At the Imperial War Museum there is a Mitsubishi Zero A6M3 in a very decayed state.
The Mitsubishi A6M “Zero” was a long-range fighter aircraft operated by the Imperial Japanese Navy from 1940 to 1945. The A6M was designated as the Mitsubishi Navy Type 0 carrier fighter. The A6M was usually referred to by its pilots as the Reisen (zero fighter), “0” being the last digit of the imperial year 2600 (1940) when it entered service with the Imperial Navy. The official Allied reporting name was “Zeke”, although the use of the name “Zero” was used colloquially by the Allies as well. The Mitsubishi Zero A6M3 was introduced in 1941.
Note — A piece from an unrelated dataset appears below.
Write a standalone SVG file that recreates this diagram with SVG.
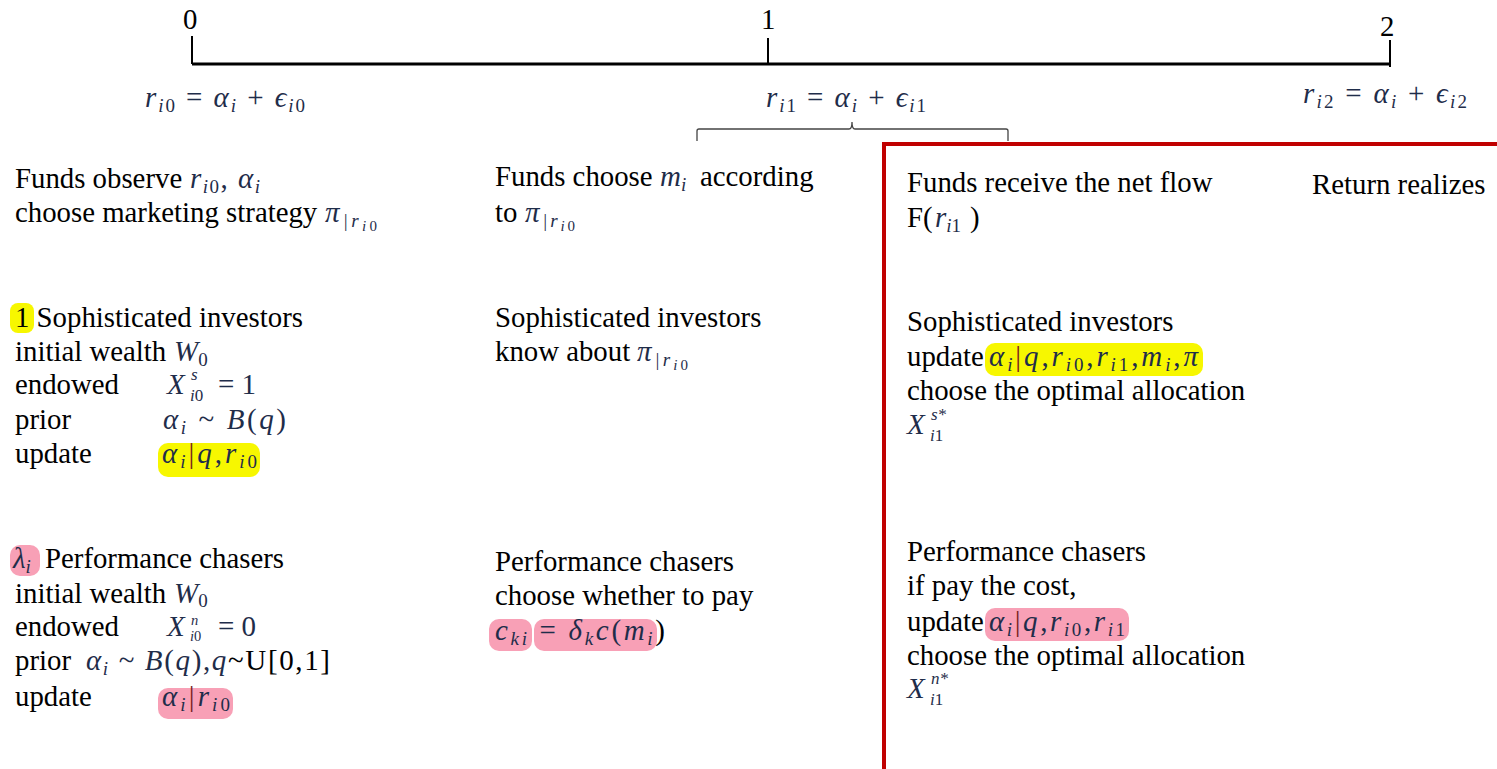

The Zero is considered to have been the most capable carrier-based fighter in the world when it was introduced early in World War II, combining excellent manoeuvrability and very long range.
Staff Car employed by Field Marshal Montgomery of Alamein.
This staff car was used by Montgomery as his personal chauffeur-driven transport while commanding the British Eighth Army in North Africa, Sicily and Italy. Attached to his Tactical Headquarters (The Monty Caravans), ‘Old Faithful’ was used by Montgomery to visit the troops in the field, and from it he gave his famous ‘pep’ talks that did so much for morale. When Monty was chosen to command the D-Day landings and returned to the UK the vehicle remained behind and contunued as the pesonal transport for subsequent 8th Army commanders.
This Quick Fire 25 pounder Mark II Gun on a Mark I carriage was on display at the Imperial War Museum in London. This 25 pdr field gun was used by 11 Field Regiment, Royal Artillery, when it fought at Ruweisat Ridge on 2 July 1942.
The idea of combining the dual role of gun and howitzer arose in 1918, and was developed between the two World Wars. A pilot model was built in 1930, the first 25-pounder appeared in 1935 and the final stages of development were hastened by the outbreak of the Second World War. Initial production was slow, but by 1945, over 12,000 had been manufactured. The 25-pounder was probably the most outstanding field artillery piece used by British and Commonwealth forces in the Second World War, being durable, easy to operate and versatile. The Army’s basic close support artillery weapon, it doubled as an anti-tank gun in the North African Campaign, and was also employed in jungle, airborne and mountain roles. The 25-pounder remained the standard British divisional field gun until 1967, but the type saw service in the Indo-Pakistan War of 1971, in the Middle East in 1973 and was still in widespread use in the mid-1970s.